At face value, Town without Pity appears to be a straight courtroom drama treatment of a gang rape case and its repercussions on a German community incensed over the fact that the rapists are American GIs and the victim a local girl. But the production attempts to go much deeper than that.
The screenplay, based on an adaptation by Jan Lustig of Manfred Gregor’s novel The Verdict, dramatizes the story of a military defense attorney who, in attempting to properly perform his task, must against his will bring about the destruction of an innocent (the raped girl), victim of her own human fallibility and the fallibility of German witnesses whose pride, hatreds and insecurities lead them to lie, exaggerate or conceal on the stand.
A picture that raises important moral and judicial questions must do so in terms of rounded, dimensional characters if it is to register with impact. Town without Pity fails in this regard.

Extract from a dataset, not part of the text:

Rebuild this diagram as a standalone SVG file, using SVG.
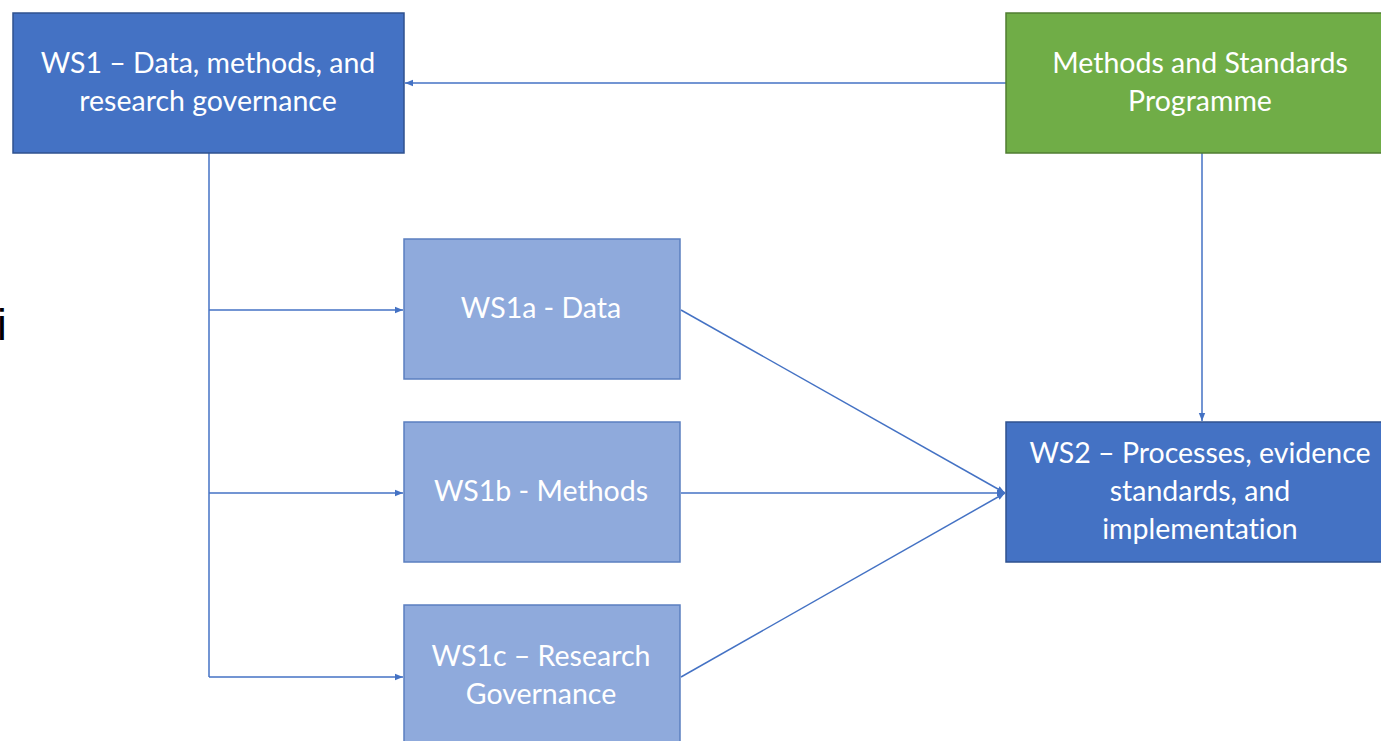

Kirk Douglas does an able job as the defense attorney. Likewise E.G. Marshall as the prosecutor. There is an especially earnest and intense portrayal of one of the defendants by Robert Blake. The others – less prominent – are skillfully delineated by Richard Jaeckel, Frank Sutton and Mal Sondock. Christine Kaufmann, a rare combination of sensual beauty and sensitivity, handles her assignment – the victim – with sincerity and animation.